- Directed by: José Antonio Nieves Conde
- Written by: Severiano Fernández Nicolás Mario Lacruz José Antonio Nieves Conde Giorgio Prosperi
- Starring: Eleonora Rossi Drago
- Cinematography: Antonio Macasoli
- Music by: Riz Ortolani
- Release date: 1965;
- Countries: Spain Italy
- Language: Spanish

= El Diablo también llora =

El Diablo también llora (Il delitto di Anna Sandoval) is a 1965 Spanish-Italian drama film directed by José Antonio Nieves Conde.

==Synopsis==
Ana Sandoval discovers that her husband Ramón has a lover and a secret child.

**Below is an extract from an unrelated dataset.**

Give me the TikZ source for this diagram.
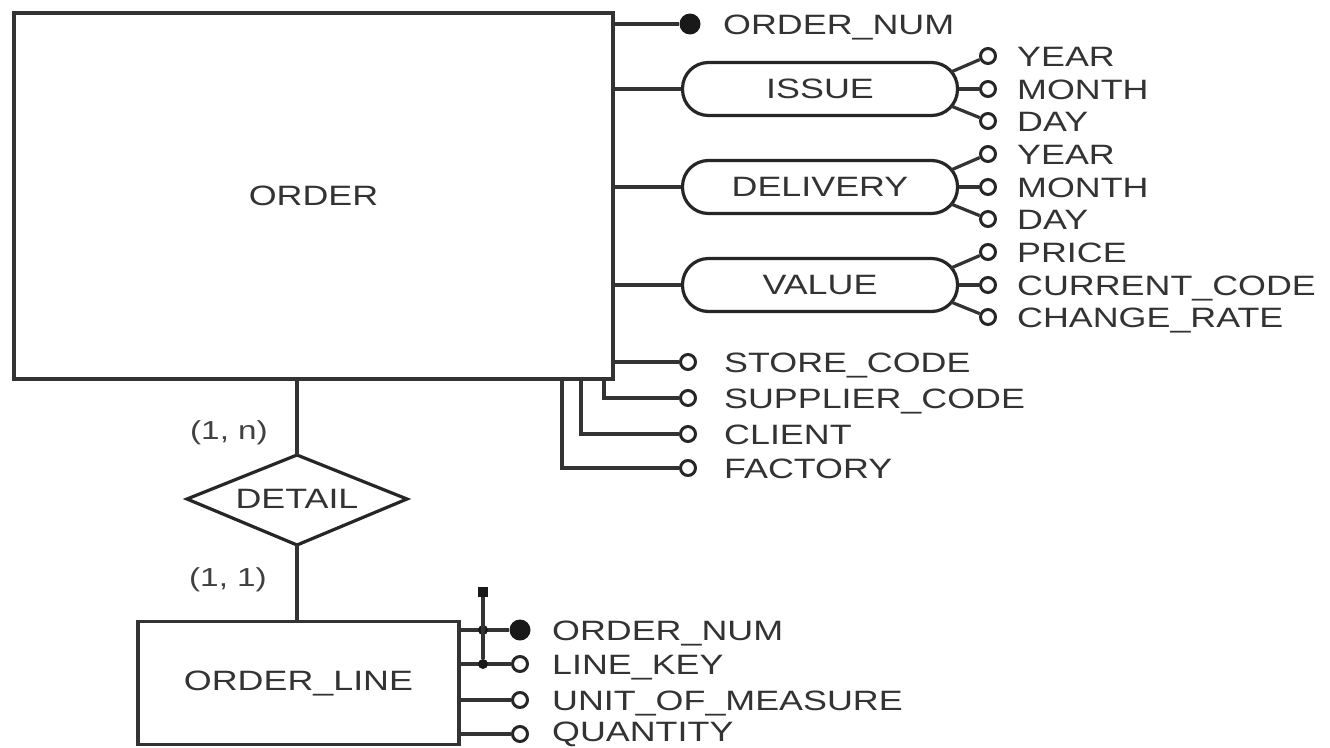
\documentclass[tikz,border=0pt]{standalone}
\usepackage{fontspec}
\setmainfont{Liberation Sans}[FakeStretch=1.28]
\newcommand\erfont{\fontsize{28}{30}\selectfont}
\newcommand\erfontsm{\fontsize{26}{28}\selectfont}
\begin{document}
\begin{tikzpicture}[x=1pt,y=-1pt,
  ln/.style={line width=3.2pt, draw=black!80},
  ent/.style={draw=black!80, line width=3.4pt, inner sep=0pt, font=\erfont, text=black!80},
  pill/.style={draw=black!85, line width=3.2pt, rounded corners=26pt, minimum width=275pt, minimum height=53pt, inner sep=0pt, font=\erfont, text=black!80},
  opt/.style={circle, draw=black!85, line width=3pt, fill=white, minimum size=15pt, inner sep=0pt},
  key/.style={circle, fill=black!90, minimum size=21pt, inner sep=0pt},
  jdot/.style={circle, fill=black!90, minimum size=10pt, inner sep=0pt},
  lbl/.style={anchor=base west, inner sep=0pt, font=\erfont, text=black!80},
  card/.style={inner sep=0pt, font=\erfontsm, text=black!75}]
\useasboundingbox (0,0) rectangle (1330,747);
\fill[white] (0,0) rectangle (1330,747);

% ORDER entity
\node[ent, minimum width=599pt, minimum height=366pt] (order) at (313.5,196) {ORDER};

% ORDER_NUM key
\node[key] (on1) at (690,24) {};
\draw[ln] (order.east |- on1) -- (on1);
\node[lbl] (ton1) at (723,34) {ORDER\_NUM};

% composite attributes
\foreach \nm/\txt/\yc/\a/\b/\c in {issue/ISSUE/89/YEAR/MONTH/DAY,
    delivery/DELIVERY/187/YEAR/MONTH/DAY,
    value/VALUE/285/PRICE/CURRENT\_CODE/CHANGE\_RATE}{
  \node[pill] (\nm) at (820,\yc) {\txt};
  \draw[ln] (order.east |- \nm) -- (\nm.west);
  \node[opt] (\nm a) at (988,\yc-33) {};
  \node[opt] (\nm b) at (988,\yc) {};
  \node[opt] (\nm c) at (988,\yc+32) {};
  \coordinate (\nm u) at (951,\yc-17);
  \coordinate (\nm d) at (951,\yc+17);
  \draw[ln] (\nm u) -- (\nm a);
  \draw[ln] (\nm.east) -- (\nm b);
  \draw[ln] (\nm d) -- (\nm c);
  \node[lbl] (\nm ta) at (1017,\yc-23) {\a};
  \node[lbl] (\nm tb) at (1017,\yc+10) {\b};
  \node[lbl] (\nm tc) at (1017,\yc+42) {\c};
}

% simple attributes below
\node[opt] (sc) at (688,362) {};
\draw[ln] (order.east |- sc) -- (sc);
\node[lbl] (tsc) at (724,372) {STORE\_CODE};

\coordinate (xsp) at (604,0);
\node[opt] (sp) at (688,398) {};
\draw[ln] (order.south -| xsp) |- (sp);
\node[lbl] (tsp) at (724,408) {SUPPLIER\_CODE};

\coordinate (xcl) at (581,0);
\node[opt] (cl) at (688,434) {};
\draw[ln] (order.south -| xcl) |- (cl);
\node[lbl] (tcl) at (724,444) {CLIENT};

\coordinate (xfa) at (562,0);
\node[opt] (fa) at (688,468) {};
\draw[ln] (order.south -| xfa) |- (fa);
\node[lbl] (tfa) at (724,478) {FACTORY};

% DETAIL relationship
\coordinate (dt) at (297,455);
\coordinate (dr) at (407,499);
\coordinate (db) at (297,545);
\coordinate (dl) at (187,499);
\draw[ln, draw=black!85, line join=miter] (dt) -- (dr) -- (db) -- (dl) -- cycle;
\node[inner sep=0pt, font=\erfont, text=black!80] (detail) at (297,499) {DETAIL};
\draw[ln] (order.south -| dt) -- (dt);
\node[card] (c1n) at (229,433) {(1, n)};
\node[card] (c11) at (228,580) {(1, 1)};

% ORDER_LINE entity
\node[ent, minimum width=321pt, minimum height=123pt] (ol) at (298.5,683) {ORDER\_LINE};
\draw[ln] (db) -- (ol.north -| db);

\node[key] (lk1) at (520,630) {};
\node[opt] (lk2) at (520,664) {};
\node[opt] (lk3) at (520,700) {};
\node[opt] (lk4) at (520,734) {};
\draw[ln] (ol.east |- lk1) -- (lk1);
\draw[ln] (ol.east |- lk2) -- (lk2);
\draw[ln] (ol.east |- lk3) -- (lk3);
\draw[ln] (ol.east |- lk4) -- (lk4);
\node[lbl] (tl1) at (552,640) {ORDER\_NUM};
\node[lbl] (tl2) at (552,674) {LINE\_KEY};
\node[lbl] (tl3) at (552,710) {UNIT\_OF\_MEASURE};
\node[lbl] (tl4) at (552,741) {QUANTITY};

% composite key bar
\node[fill=black!90, minimum size=10pt, inner sep=0pt] (kbt) at (483,592) {};
\node[jdot] (kj1) at (483,630) {};
\node[jdot] (kj2) at (483,664) {};
\draw[ln] (kbt) -- (kj2);
\end{tikzpicture}
\end{document}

Driven by jealousy, she murders him. During the trial, the prosecutor is the deceased's brother, while her defender, Tomás, attempts to prove her innocence.

==Cast==
- Eleonora Rossi Drago as Ana Sandoval
- Francisco Rabal as Tomás
- Alberto Closas as Fernando Quiroga
- Fernando Rey as Ramòn Quiroga
- Paola Barbara as Ana's mother
- Graziella Galvani as Marìa

==Reception==
One review for El País was negative, calling it "an overburdened police melodrama". Another review for El País said that the film "showed its ability to create unpleasant atmospheres" and called Rossi Drago's interpretation "overwhelming".